Из этого Пушкинского зерна родилась в Лермонтове концепция его «Демона». С проницательностью истинно-гениальной он не только понял Пушкинский образ и не только узнал себя в нем, но и сумел на основании собственного душевного опыта исправить его и дополнить; и так цельна была его необыкновенная натура, что в отроческом постижении она сознала себя всецело, так что опыт зрелых лет уже не прибавил ни одной существенной черты к тем, которыми обрисован образ демона в очерке 1829 года.
«Демон» Лермонтова – сложная переработка Пушкинского «Ангела», история той же встречи двух стихий, но рассказанная иначе. И прежде всего – самый образ демона! Лермонтов совершенно отодвинул в тень объективное изображение демона, как мировой силы: на первый план у него выступило (уже в первой редакции, 1829 года, – и так до конца) субъективное состояние демона, его душевная пытка; он «душой измученною болен», он «роняет, посреди мученья, свинцовы слезы», и т. д. Символический смысл Пушкинского образа был этим, разумеется, значительно ослаблен, но зато была дана возможность психологически раскрыть этот образ. А для Лермонтова только это одно и было важно: он в лице демона разрешал мучительную загадку своего собственного существования. Известно, что замысел этой поэмы имеет автобиографическую подкладку (любовь Лермонтова к В. А. Лопухиной); достаточно вспомнить собственные признания Лермонтова:
Как демон мой, я – зла избранник…
Ты для меня была как счастье рая
Для демона, изгнанника небес…
и т. д.
или в посвящении к одной из поздних редакций «Демона»

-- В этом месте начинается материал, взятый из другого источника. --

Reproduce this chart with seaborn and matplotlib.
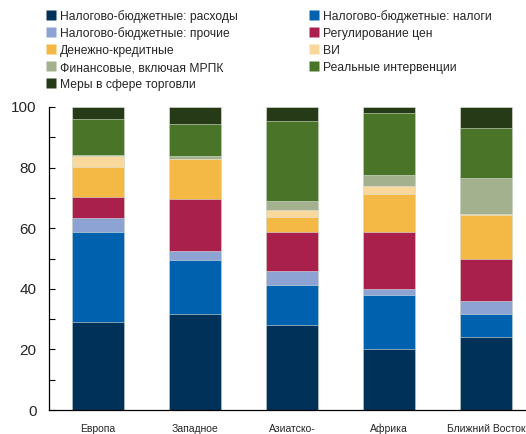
import numpy as np
import pandas as pd
import matplotlib
matplotlib.use("Agg")
import matplotlib.pyplot as plt
from matplotlib.lines import Line2D
import seaborn as sns

regions = ["Европа", "Западное", "Азиатско-", "Африка", "Ближний Восток"]
series_names = [
    "Налогово-бюджетные: расходы",
    "Налогово-бюджетные: налоги",
    "Налогово-бюджетные: прочие",
    "Регулирование цен",
    "Денежно-кредитные",
    "ВИ",
    "Финансовые, включая МРПК",
    "Реальные интервенции",
    "Меры в сфере торговли",
]
fiscal_spending = [28.9, 31.7, 27.9, 20.2, 24.2]
fiscal_taxes = [29.7, 17.9, 13.2, 17.6, 7.6]
fiscal_other = [4.8, 3.0, 4.8, 2.0, 4.1]
price_regulation = [6.9, 17.0, 12.9, 18.8, 14.1]
monetary = [9.8, 13.2, 5.0, 12.7, 14.2]
fx_interventions = [3.8, 0.0, 2.2, 2.6, 0.6]
financial = [0.4, 0.9, 2.9, 3.6, 11.7]
real_interventions = [11.8, 10.8, 26.4, 20.4, 16.5]
trade_measures = [3.9, 5.5, 4.7, 2.1, 7.0]

series_values = [fiscal_spending, fiscal_taxes, fiscal_other, price_regulation,
                 monetary, fx_interventions, financial, real_interventions,
                 trade_measures]
colors = ["#003259", "#0061AF", "#8DA3D3", "#A8204B", "#F4B944",
          "#F8D89D", "#A3B18E", "#4A7428", "#263A17"]

sns.set_style("white")
plt.rcParams['font.family'] = ['Liberation Sans', 'DejaVu Sans']

fig = plt.figure(figsize=(5.26, 4.34), dpi=100)
ax = fig.add_axes([49 / 526, 24 / 434, 477 / 526, 303 / 434])

cum = np.cumsum(np.array(series_values, dtype=float), axis=0)
for i in range(len(series_names) - 1, -1, -1):
    df = pd.DataFrame({"region": regions, "value": cum[i]})
    sns.barplot(data=df, x="region", y="value", ax=ax, color=colors[i],
                width=0.54, saturation=1, edgecolor="#dfe6dd", linewidth=0.4,
                order=regions)

ax.set_xlim(-0.505, 4.41)
ax.set_ylim(0, 100)
ax.set_yticks(np.arange(0, 101, 20))
ax.set_yticks(np.arange(0, 101, 10), minor=True)
ax.tick_params(axis="y", which="both", direction="in", length=4, width=0.8,
               labelsize=11, pad=9, left=True, color="black")
ax.tick_params(axis="x", length=0, labelsize=7.5, pad=10)
ax.set_xlabel("")
ax.set_ylabel("")
for s in ["top", "right"]:
    ax.spines[s].set_visible(False)
for s in ["left", "bottom"]:
    ax.spines[s].set_color("black")
    ax.spines[s].set_linewidth(0.9)

handles = [Line2D([], [], linestyle="none", marker="s", markersize=6.5,
                  markerfacecolor=c, markeredgecolor="none") for c in colors]
order = [0, 2, 4, 6, 8, 1, 3, 5, 7]
fig.legend([handles[k] for k in order], [series_names[k] for k in order],
           ncol=2, loc="upper left", bbox_to_anchor=(44 / 526, 1 - 7 / 434),
           frameon=False, fontsize=8.7, handlelength=0.8, handleheight=1.25,
           handletextpad=0.3, labelspacing=0.3, columnspacing=5.95,
           borderaxespad=0, borderpad=0.2)

fig.savefig("out.png", dpi=100)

…И не узнаешь здесь простого выраженья
Тоски, мой бедный ум томившей столько лет…
Если бы у нас и не было этих признаний поэта, все равно было бы очевидно, что в своем демоне он изображал самого себя – так часто он в своих стихах характеризует себя чертами, составляющими в совокупности образ его демона. В нем с ранних лет кипели тяжелые и недобрые чувства, мысли мрачные и холодные; он безмерно мучился пустынностью своей души, ущербностью всех своих впечатлений. Его исповеди ужасны:
Пусть я кого-нибудь люблю, —
Любовь не красит жизнь мою:
Она, как чумное пятно
На сердце, жжет – хотя темно.
(1831 г.)
И вот, Пушкинский рассказ о встрече двух начал оказался для Лермонтова, при переводе с символического языка на язык психологии, неполным и неверным: он по себе знал другое, и потому он должен был писать своего «Демона».

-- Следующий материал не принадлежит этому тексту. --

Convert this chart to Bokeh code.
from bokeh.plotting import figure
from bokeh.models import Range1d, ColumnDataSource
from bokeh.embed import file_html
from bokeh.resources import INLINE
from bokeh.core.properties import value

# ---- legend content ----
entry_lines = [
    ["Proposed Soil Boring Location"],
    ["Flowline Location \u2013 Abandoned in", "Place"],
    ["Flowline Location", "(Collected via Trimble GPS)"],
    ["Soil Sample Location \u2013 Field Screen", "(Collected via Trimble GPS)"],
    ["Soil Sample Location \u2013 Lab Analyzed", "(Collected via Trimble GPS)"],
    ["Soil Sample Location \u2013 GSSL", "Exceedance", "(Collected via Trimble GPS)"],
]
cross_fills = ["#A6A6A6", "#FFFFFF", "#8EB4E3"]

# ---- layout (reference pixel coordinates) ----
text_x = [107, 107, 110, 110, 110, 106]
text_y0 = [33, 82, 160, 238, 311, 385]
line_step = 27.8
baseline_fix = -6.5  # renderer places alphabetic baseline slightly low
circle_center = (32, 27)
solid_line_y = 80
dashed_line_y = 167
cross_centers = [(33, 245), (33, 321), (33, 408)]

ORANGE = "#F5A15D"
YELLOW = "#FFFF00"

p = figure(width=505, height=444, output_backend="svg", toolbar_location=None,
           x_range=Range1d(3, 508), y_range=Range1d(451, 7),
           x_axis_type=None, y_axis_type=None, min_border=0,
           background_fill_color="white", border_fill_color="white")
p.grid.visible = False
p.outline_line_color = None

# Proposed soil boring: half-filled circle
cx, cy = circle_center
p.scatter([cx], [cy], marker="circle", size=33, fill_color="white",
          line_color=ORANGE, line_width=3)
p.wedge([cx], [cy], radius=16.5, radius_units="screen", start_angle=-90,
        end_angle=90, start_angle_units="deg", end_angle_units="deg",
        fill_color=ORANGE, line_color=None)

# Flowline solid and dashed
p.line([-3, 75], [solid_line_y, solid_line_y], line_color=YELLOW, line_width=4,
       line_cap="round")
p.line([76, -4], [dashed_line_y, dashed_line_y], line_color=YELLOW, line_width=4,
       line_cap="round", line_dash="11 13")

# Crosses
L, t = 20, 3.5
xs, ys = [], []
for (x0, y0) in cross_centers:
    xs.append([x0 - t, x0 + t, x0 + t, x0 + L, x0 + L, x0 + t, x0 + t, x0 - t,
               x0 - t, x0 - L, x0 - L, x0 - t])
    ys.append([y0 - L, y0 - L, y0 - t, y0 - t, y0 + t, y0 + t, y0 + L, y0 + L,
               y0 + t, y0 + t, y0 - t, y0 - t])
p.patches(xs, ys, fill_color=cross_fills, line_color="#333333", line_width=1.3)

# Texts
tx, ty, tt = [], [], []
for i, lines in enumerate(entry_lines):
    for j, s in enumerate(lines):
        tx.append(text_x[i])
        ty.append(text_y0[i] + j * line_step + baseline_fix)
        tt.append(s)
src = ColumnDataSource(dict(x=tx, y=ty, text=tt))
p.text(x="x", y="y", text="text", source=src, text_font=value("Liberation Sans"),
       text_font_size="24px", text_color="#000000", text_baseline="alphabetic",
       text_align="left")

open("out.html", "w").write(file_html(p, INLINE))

Умиление Пушкинского демона – о, да, да! Это чувство Лермонтов хорошо знал в себе, оттого он мог плакать облегчающими слезами, читая Пушкинского «Ангела». Но вместе с тем он знал, что его демон – не может остановиться на умилении, что сияние совершенства, блеснув пред ним и осветив ужас его собственной тьмы, неизбежно родит в нем страсть во что бы то ни стало слиться с этой светозарной стихией, отдаться ей, избыть тоску своего ущербного, тревожного, безрадостного существования. Так его «Демон» становится рассказом не о мгновенной только встрече, не об эстетическом умилении греха пред образом совершенства, но об активном усилии греховного начала преодолеть свою природу. Эта попытка заранее обречена на неудачу, – она и не удастся, – но в самой природе греха лежит его скорбное самосознание, а следовательно и непобедимая потребность искать себе исцеления, то есть жаждать, домогаться. Только совершенство пассивно (и, однако, несмотря на свою пассивность, могущественно), грех же неизбежно, в силу своего страдания, активен: этот намек Пушкина Лермонтов раскрыл и довел до конца.